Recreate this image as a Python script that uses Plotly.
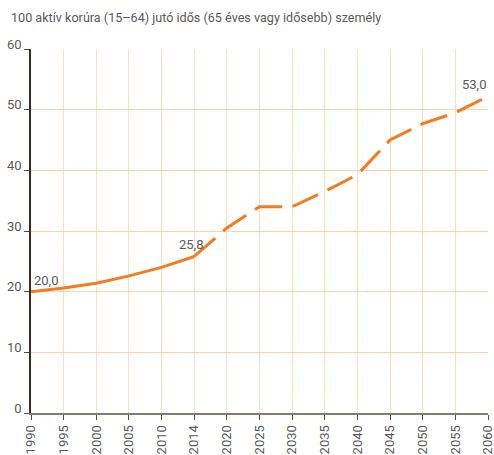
import plotly.graph_objects as go

title_text = "100 aktív korúra (15–64) jutó idős (65 éves vagy idősebb) személy"
years = ["1990", "1995", "2000", "2005", "2010", "2014", "2020", "2025",
         "2030", "2035", "2040", "2045", "2050", "2055", "2060"]
actual_years = years[:6]
actual_values = [20.0, 20.6, 21.4, 22.6, 24.0, 25.8]
forecast_years = years[5:]
forecast_values = [25.8, 30.5, 34.0, 34.0, 36.5, 39.3, 45.0, 47.7, 49.5, 52.2]
y_ticks = [0, 10, 20, 30, 40, 50, 60]
label_points = ["1990", "2014", "2060"]
label_values = [20.0, 25.8, 52.2]
label_texts = ["20,0", "25,8", "53,0"]

LINE = "#F47B20"
TXT = "#5a5a5a"
FONT = "Roboto"

fig = go.Figure()
fig.add_trace(go.Scatter(x=actual_years, y=actual_values, mode="lines",
                         line=dict(color=LINE, width=3), hoverinfo="skip",
                         showlegend=False))
fig.add_trace(go.Scatter(x=forecast_years, y=forecast_values, mode="lines",
                         line=dict(color=LINE, width=3, dash="28px,10.5px"),
                         hoverinfo="skip", showlegend=False))

anchors = [("left", 1), ("center", -3), ("right", 0)]
for (xa, xs), px, pv, t in zip(anchors, label_points, label_values, label_texts):
    fig.add_annotation(x=years.index(px), y=pv, xref="x", yref="y", text=t,
                       showarrow=False, xanchor=xa, yanchor="bottom",
                       xshift=xs, yshift=2,
                       font=dict(family=FONT, size=13, color=TXT))

fig.add_annotation(x=0, y=1, xref="paper", yref="paper", xanchor="left",
                   yanchor="bottom", text=title_text, showarrow=False,
                   xshift=-22, yshift=22,
                   font=dict(family=FONT, size=12.6, color=TXT))

fig.update_xaxes(type="category", categoryorder="array", categoryarray=years,
                 range=[0, len(years) - 1],
                 showgrid=True, gridcolor="#FDDDBA", gridwidth=1.3,
                 showline=True, linecolor="#8A7A6C", linewidth=2,
                 ticks="outside", ticklen=5, tickcolor="#5a4a3e", tickwidth=1.3,
                 tickangle=-90, tickfont=dict(family=FONT, size=13, color=TXT),
                 automargin=False, zeroline=False, fixedrange=True)
fig.update_yaxes(range=[0, 60], tickvals=y_ticks,
                 showgrid=True, gridcolor="#FDD3A6", gridwidth=1.3,
                 showline=True, linecolor="#3B2C22", linewidth=1.5,
                 ticks="outside", ticklen=5, tickcolor="#5a4a3e", tickwidth=1.3,
                 ticklabelshift=-5, ticklabelstandoff=0,
                 tickfont=dict(family=FONT, size=13, color=TXT),
                 automargin=False, zeroline=False, fixedrange=True)

fig.update_layout(width=494, height=455,
                  margin=dict(l=31, r=6, t=49, b=42),
                  paper_bgcolor="white", plot_bgcolor="white",
                  font=dict(family=FONT, size=13, color=TXT))

fig.write_html("out.html", config={"displayModeBar": False},
               post_script="document.body.style.margin='0px';document.body.style.overflow='hidden';")
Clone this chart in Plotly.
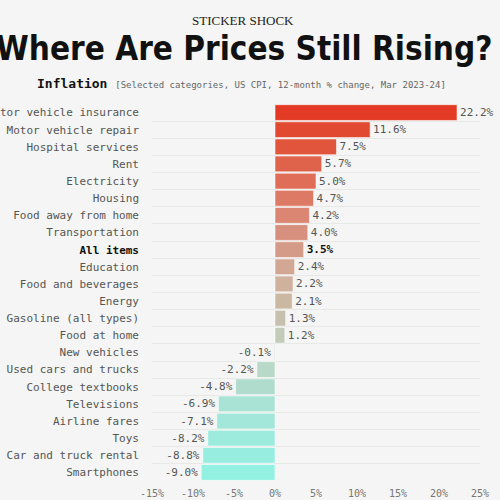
import plotly.graph_objects as go

categories = [
    "Motor vehicle insurance", "Motor vehicle repair", "Hospital services", "Rent",
    "Electricity", "Housing", "Food away from home", "Transportation", "All items",
    "Education", "Food and beverages", "Energy", "Gasoline (all types)", "Food at home",
    "New vehicles", "Used cars and trucks", "College textbooks", "Televisions",
    "Airline fares", "Toys", "Car and truck rental", "Smartphones",
]
values = [22.2, 11.6, 7.5, 5.7, 5.0, 4.7, 4.2, 4.0, 3.5, 2.4, 2.2, 2.1, 1.3, 1.2,
          -0.1, -2.2, -4.8, -6.9, -7.1, -8.2, -8.8, -9.0]
bar_colors = [
    "#e23a24", "#e14a30", "#e0553c", "#df634b", "#df6d57", "#dc7a65", "#da8672",
    "#d8907e", "#d49c88", "#d2a895", "#cfb19d", "#cab8a2", "#c6c0ae", "#c2ccb8",
    "#bfd2c2", "#b8d8c8", "#b0dccd", "#a8e3d5", "#a2e7d9", "#9cebdd", "#97eee0", "#93f1e2",
]
tick_vals = [-15, -10, -5, 0, 5, 10, 15, 20, 25]
tick_text = ["-15%", "-10%", "-5%", "0%", "5%", "10%", "15%", "20%", "25%"]
highlight = "All items"

MONO = "DejaVu Sans Mono"

bar_text = []
text_colors = []
for c, v in zip(categories, values):
    s = f"{v:.1f}%"
    if c == highlight:
        bar_text.append(f"<b>{s}</b>")
        text_colors.append("#111111")
    else:
        bar_text.append(s)
        text_colors.append("#555555")

tick_labels = [
    f"<span style='color:#111'><b>{c}</b></span>" if c == highlight else c
    for c in categories
]

fig = go.Figure(go.Bar(
    x=values,
    y=categories,
    orientation="h",
    marker=dict(color=bar_colors, line=dict(color="rgba(255,255,255,0.55)", width=1)),
    text=bar_text,
    textposition="outside",
    textfont=dict(family=MONO, size=11, color=text_colors),
    cliponaxis=False,
    hoverinfo="skip",
))

def px(x):
    return (x - 152) / 328

def py(y):
    return (481 - y) / 377

fig.update_layout(
    width=500, height=500,
    template="none",
    paper_bgcolor="#f4f5f4",
    plot_bgcolor="#f4f5f4",
    margin=dict(l=152, r=20, t=104, b=19, autoexpand=False),
    bargap=0.08,
    showlegend=False,
    font=dict(family=MONO, color="#555555"),
    xaxis=dict(
        range=[-15, 25], tickvals=tick_vals, ticktext=tick_text,
        showgrid=False, zeroline=False, showline=False, ticks="",
        tickfont=dict(family=MONO, size=10, color="#777777"),
        ticklabelstandoff=5, automargin=False, fixedrange=True,
    ),
    yaxis=dict(
        categoryorder="array", categoryarray=categories[::-1],
        tickvals=categories, ticktext=tick_labels,
        autorange=False, range=[-0.5, len(categories) - 0.5],
        showgrid=True, gridcolor="#e7e9e7", gridwidth=1, tickson="boundaries",
        zeroline=False, showline=False, ticks="",
        tickfont=dict(family=MONO, size=11, color="#555555"),
        ticklabelstandoff=12, automargin=False, fixedrange=True,
    ),
    annotations=[
        dict(text="STICKER SHOCK", xref="paper", yref="paper",
             x=px(243), y=py(21), xanchor="center", yanchor="middle",
             showarrow=False, font=dict(family="Liberation Serif", size=13, color="#222222")),
        dict(text="<b>Where Are Prices Still Rising?</b>", xref="paper", yref="paper",
             x=px(244), y=py(49), xanchor="center", yanchor="middle",
             showarrow=False,
             font=dict(family="DejaVu Sans Condensed, Roboto Condensed, sans-serif",
                       size=33, color="#111111")),
        dict(text="<b>Inflation</b> <span style='font-size:9px;color:#666666'>[Selected categories, US CPI, 12-month % change, Mar 2023-24]</span>",
             xref="paper", yref="paper",
             x=px(241), y=py(83), xanchor="center", yanchor="middle",
             showarrow=False, font=dict(family=MONO, size=13, color="#111111")),
    ],
)

fig.write_html("out.html", config={"displayModeBar": False},
               post_script="document.body.style.margin='0';")
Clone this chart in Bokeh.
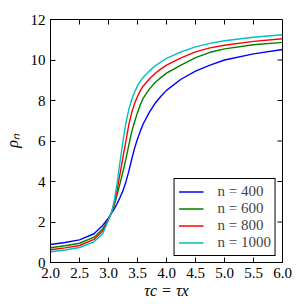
import math
from bokeh.plotting import figure
from bokeh.models import Range1d, FixedTicker, Legend, LegendItem
from bokeh.embed import file_html
from bokeh.resources import INLINE

# ---- data ----
tau = [2.0, 2.25, 2.5, 2.75, 2.9, 3.0, 3.05, 3.1, 3.15, 3.2, 3.25, 3.3, 3.35, 3.4,
       3.45, 3.5, 3.55, 3.6, 3.7, 3.8, 3.9, 4.0, 4.25, 4.5, 4.75, 5.0, 5.5, 6.0]

rho_400 = [0.89, 0.99, 1.12, 1.42, 1.83, 2.20, 2.42, 2.65, 2.92, 3.22, 3.55, 3.98, 4.50, 5.10,
           5.65, 6.10, 6.50, 6.85, 7.40, 7.85, 8.20, 8.50, 9.05, 9.45, 9.75, 10.00, 10.30, 10.52]
rho_600 = [0.73, 0.83, 0.95, 1.25, 1.66, 2.15, 2.45, 2.85, 3.35, 3.92, 4.50, 5.10, 5.80, 6.45,
           6.95, 7.40, 7.80, 8.12, 8.55, 8.88, 9.13, 9.35, 9.75, 10.12, 10.38, 10.55, 10.75, 10.87]
rho_800 = [0.63, 0.72, 0.84, 1.14, 1.55, 2.12, 2.45, 2.95, 3.60, 4.40, 5.20, 6.00, 6.80, 7.40,
           7.85, 8.20, 8.50, 8.72, 9.05, 9.33, 9.55, 9.75, 10.10, 10.40, 10.60, 10.73, 10.92, 11.05]
rho_1000 = [0.53, 0.62, 0.74, 1.02, 1.42, 2.10, 2.45, 3.05, 3.95, 5.00, 6.00, 6.90, 7.55, 8.05,
            8.42, 8.72, 8.96, 9.15, 9.45, 9.70, 9.90, 10.08, 10.40, 10.65, 10.82, 10.95, 11.12, 11.25]

series_labels = ["n = 400", "n = 600", "n = 800", "n = 1000"]
series_colors = ["#0000ff", "#008000", "#ff0000", "#00bfbf"]

x_ticks = [2.0, 2.5, 3.0, 3.5, 4.0, 4.5, 5.0, 5.5, 6.0]
x_tick_labels = ["2.0", "2.5", "3.0", "3.5", "4.0", "4.5", "5.0", "5.5", "6.0"]
y_ticks = [0, 2, 4, 6, 8, 10, 12]
y_tick_labels = ["0", "2", "4", "6", "8", "10", "12"]

x_label = "τc = τx"
y_label = "ρₙ"

FONT = "Liberation Serif"

p = figure(width=306, height=306,
           x_range=Range1d(x_ticks[0], x_ticks[-1]), y_range=Range1d(y_ticks[0], y_ticks[-1]),
           output_backend="svg", toolbar_location=None,
           min_border_left=48, min_border_right=24, min_border_top=19, min_border_bottom=44)
p.grid.visible = False
p.outline_line_color = "black"
p.outline_line_width = 1
p.outline_line_alpha = 1
p.background_fill_color = "white"
p.border_fill_color = "white"

p.xaxis.ticker = FixedTicker(ticks=x_ticks)
p.xaxis.major_label_overrides = {t: l for t, l in zip(x_ticks, x_tick_labels)}
p.yaxis.ticker = FixedTicker(ticks=y_ticks)
p.yaxis.major_label_overrides = {t: l for t, l in zip(y_ticks, y_tick_labels)}

for ax in list(p.xaxis) + list(p.yaxis):
    ax.axis_line_color = "black"
    ax.axis_line_width = 1
    ax.major_tick_in = 5
    ax.major_tick_out = 0
    ax.major_tick_line_color = "black"
    ax.minor_tick_line_color = None
    ax.major_label_text_font = FONT
    ax.major_label_text_font_size = "15px"
    ax.major_label_text_color = "black"
    ax.major_label_standoff = 5
    ax.axis_label_text_font = FONT
    ax.axis_label_text_font_size = "16px"
    ax.axis_label_text_font_style = "italic"
    ax.axis_label_text_color = "black"

p.xaxis.axis_label = x_label
p.xaxis.axis_label_standoff = 1
p.yaxis.axis_label = y_label
p.yaxis.axis_label_standoff = 7

# inward ticks on the top and right edges of the frame
p.ray(x=x_ticks, y=[y_ticks[-1]] * len(x_ticks), length=5, length_units="screen",
      angle=-math.pi / 2, line_color="black", line_width=1)
p.ray(x=[x_ticks[-1]] * len(y_ticks), y=y_ticks, length=5, length_units="screen",
      angle=math.pi, line_color="black", line_width=1)

items = []
for ys, lab_txt, col in zip([rho_400, rho_600, rho_800, rho_1000], series_labels, series_colors):
    r = p.line(tau, ys, line_color=col, line_width=1.4)
    items.append(LegendItem(label=lab_txt, renderers=[r]))

legend = Legend(items=items, location="bottom_right")
legend.margin = 6
legend.padding = 4
legend.spacing = 0
legend.glyph_width = 25
legend.glyph_height = 17
legend.label_height = 17
legend.label_standoff = 14
legend.label_text_font = FONT
legend.label_text_font_size = "15px"
legend.border_line_color = "black"
legend.border_line_width = 1
legend.border_line_alpha = 1
legend.background_fill_alpha = 1
p.add_layout(legend)

open("out.html", "w").write(file_html(p, INLINE))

# [WHAT IS REQUIRED]
Pick out all the lines with the word "chart" in them and copy them.

# [EXPECTED ANSWER]
Clone this chart in Plotly.
Clone this chart in Bokeh.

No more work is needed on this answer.